For anyone interested, the Pope’s Masses at Santa Marta can be watched live and can be watched afterward on Vatican YouTube. Below is a link to today’s Mass. Also, a ZENIT English translation of the Pope’s full homily can be read below:
This father asks for the health of his son (Cf. John 4:43-54). The Lord rebukes all a bit, and also him: “Unless you see signs and wonders you will not believe” (Cf. v. 48). Instead of being quiet and silent, the official, goes forward and says to Him: “Sir, come down before my child dies” (v. 49). And Jesus answers him: “Go, your son will live” (v. 50).

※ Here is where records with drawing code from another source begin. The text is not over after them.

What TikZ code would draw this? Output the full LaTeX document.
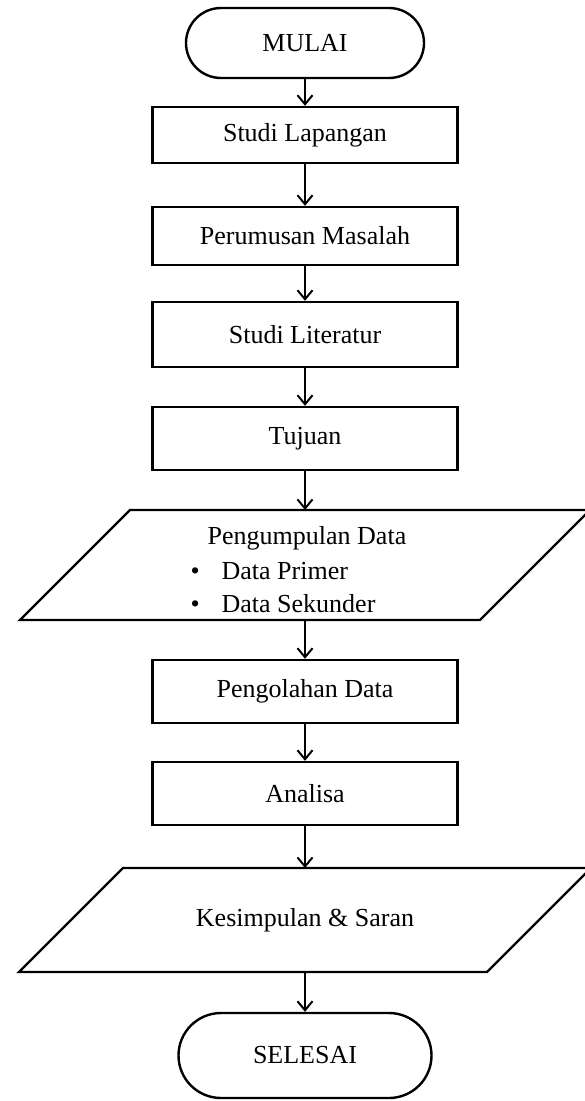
\documentclass[tikz,border=0pt]{standalone}
\usepackage{fontspec}
\setmainfont{Liberation Serif}
\usetikzlibrary{shapes.misc,arrows.meta,calc}

\begin{document}
\begin{tikzpicture}[x=0.5pt,y=-0.5pt,
    every node/.style={font=\fontsize{13}{16.5}\selectfont},
    terminal/.style={draw,line width=1.2pt,rounded rectangle,minimum width=119pt,minimum height=35pt,inner sep=0pt},
    process/.style={draw,line width=1.2pt,rectangle,minimum width=152.5pt,inner sep=0pt},
    inout/.style={minimum width=230pt,minimum height=55pt,inner sep=0pt,outer sep=0pt},
    alur/.style={-{Straight Barb[length=4.5pt,width=7.5pt]},line width=1pt}]
            \useasboundingbox (0,0) rectangle (584,1101);

            % Start
            \node[terminal] (mulai) at (305,43) {MULAI};

            % Steps
            \node[process,minimum height=28pt] (lapangan) at (305,135) {Studi Lapangan};
            \node[process,minimum height=29pt] (masalah) at (305,236) {Perumusan Masalah};
            \node[process,minimum height=32.5pt] (literatur) at (305,334.5) {Studi Literatur};
            \node[process,minimum height=31.5pt] (tujuan) at (305,438.5) {Tujuan};

            % Data collection
            \node[inout] (kumpul) at (305,565) {};
            \draw[line width=1.2pt] ($(kumpul.north west)+(55,0)$) -- ($(kumpul.north east)+(55,0)$)
                -- ($(kumpul.south east)+(-55,0)$) -- ($(kumpul.south west)+(-55,0)$) -- cycle;
            \node (kumpulteks) at (307,572) {\begin{tabular}{@{}c@{}}Pengumpulan Data\\[1pt]
                \hspace*{-24pt}\begin{tabular}{@{}l@{}}\textbullet\hspace{11pt}Data Primer\\
                \textbullet\hspace{11pt}Data Sekunder\end{tabular}\end{tabular}};

            \node[process,minimum height=31.5pt] (olah) at (305,691.5) {Pengolahan Data};
            \node[process,minimum height=31.5pt] (analisa) at (305,793.5) {Analisa};

            % Conclusion
            \node[inout,minimum width=234pt,minimum height=52pt] (simpul) at (305,920) {Kesimpulan \& Saran};
            \draw[line width=1.2pt] ($(simpul.north west)+(52,0)$) -- ($(simpul.north east)+(52,0)$)
                -- ($(simpul.south east)+(-52,0)$) -- ($(simpul.south west)+(-52,0)$) -- cycle;

            % End
            \node[terminal,minimum width=126.5pt,minimum height=42.5pt] (selesai) at (305,1055.5) {SELESAI};

            % Arrows
            \draw[alur] (mulai.south) -- (lapangan.north);
            \draw[alur] (lapangan.south) -- (masalah.north);
            \draw[alur] (masalah.south) -- (literatur.north);
            \draw[alur] (literatur.south) -- (tujuan.north);
            \draw[alur] (tujuan.south) -- (kumpul.north);
            \draw[alur] (kumpul.south) -- (olah.north);
            \draw[alur] (olah.south) -- (analisa.north);
            \draw[alur] (analisa.south) -- (simpul.north);
            \draw[alur] (simpul.south) -- (selesai.north);
\end{tikzpicture}
\end{document}
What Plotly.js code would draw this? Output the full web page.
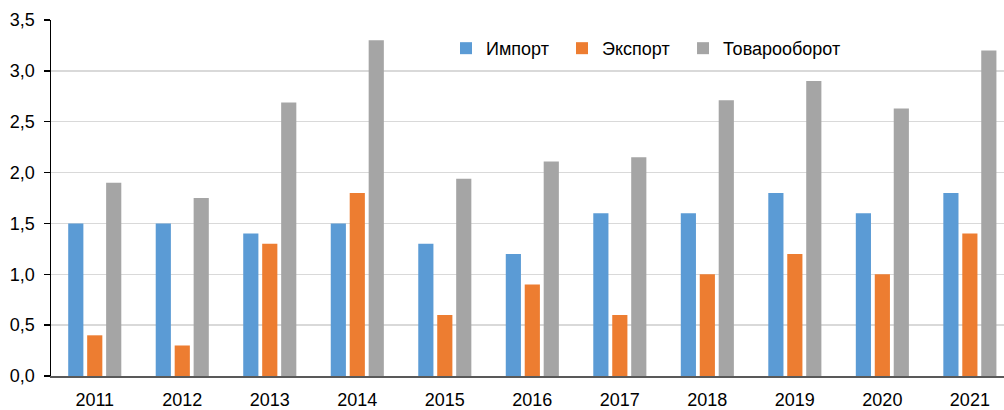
<!DOCTYPE html>
<html><head><meta charset="utf-8">
<script src="https://cdn.plot.ly/plotly-3.0.1.min.js"></script>
<style>html,body{margin:0;padding:0;overflow:hidden;background:#fff}#chart{width:1004px;height:410px}</style>
</head><body><div id="chart"></div>
<script>
const years = ['2011','2012','2013','2014','2015','2016','2017','2018','2019','2020','2021'];
const importVals = [1.5,1.5,1.4,1.5,1.3,1.2,1.6,1.6,1.8,1.6,1.8];
const exportVals = [0.4,0.3,1.3,1.8,0.6,0.9,0.6,1.0,1.2,1.0,1.4];
const turnoverVals = [1.9,1.75,2.69,3.3,1.94,2.11,2.15,2.71,2.9,2.63,3.2];
const seriesNames = ['Импорт','Экспорт','Товарооборот'];
const yTicks = [0,0.5,1,1.5,2,2.5,3,3.5];

const colors = ['#5B9BD5','#ED7D31','#A5A5A5'];
const legendIds = ['legend','legend2','legend3'];
const legendX = [0.4145, 0.5362, 0.6632];
const data = [importVals, exportVals, turnoverVals].map((v,i)=>({
  type:'bar', x: years, y: v, name: seriesNames[i], legend: legendIds[i],
  marker:{color: colors[i]}, hoverinfo:'skip'
}));
const FONT = '"Liberation Sans", Arial, sans-serif';
const layout = {
  width:1004, height:410,
  margin:{l:51, r:0, t:20, b:34},
  paper_bgcolor:'#fff', plot_bgcolor:'#fff',
  font:{family:FONT, size:18, color:'#000'},
  separators:',.',
  barmode:'group', bargap:0.35, bargroupgap:0.2,
  xaxis:{type:'category', range:[-0.5,10.39], showgrid:false, showline:true, linecolor:'#595959', linewidth:1.5,
    ticks:'', tickfont:{size:18}, ticklabelstandoff:7, fixedrange:true},
  yaxis:{range:[0,3.5], tickvals:yTicks, tickformat:'.1f', showgrid:true, gridcolor:'#d9d9d9', gridwidth:1.5,
    showline:true, linecolor:'#000', linewidth:1.5, ticks:'outside', ticklen:6, tickcolor:'#000', tickwidth:1.5,
    tickfont:{size:18}, ticklabelstandoff:5, zeroline:false, fixedrange:true},
  showlegend:true
};
legendIds.forEach((id,i)=>{
  layout[id] = {orientation:'h', x:legendX[i], xanchor:'left', y:0.92, yanchor:'middle',
    bgcolor:'rgba(0,0,0,0)', font:{size:18}, itemwidth:30};
});
Plotly.newPlot('chart', data, layout, {displayModeBar:false, staticPlot:true});
</script></body></html>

They are the three things that are necessary to do a good prayer. The first is faith: “if you don’t have faith . . . “And so many times, prayer is only oral, with the mouth, but it doesn’t come from the faith of the heart; or it’s a weak faith . . . We think of another father, that of the possessed son, when Jesus answers: “All things are possible to him who believes”; the father who says clearly: “I believe; help my unbelief!” (Cf. Mark 9:23-24). Faith in prayer — to pray with faith, be it when we pray outside [in a place of worship], be it when we come here, and the Lord is there: do I have faith, or is it a habit? Let’s be attentive in prayer: we must not fall into the habit without the awareness that the Lord is there, that I am speaking with the Lord and that He is capable of solving the problem. The first condition for a true prayer is faith.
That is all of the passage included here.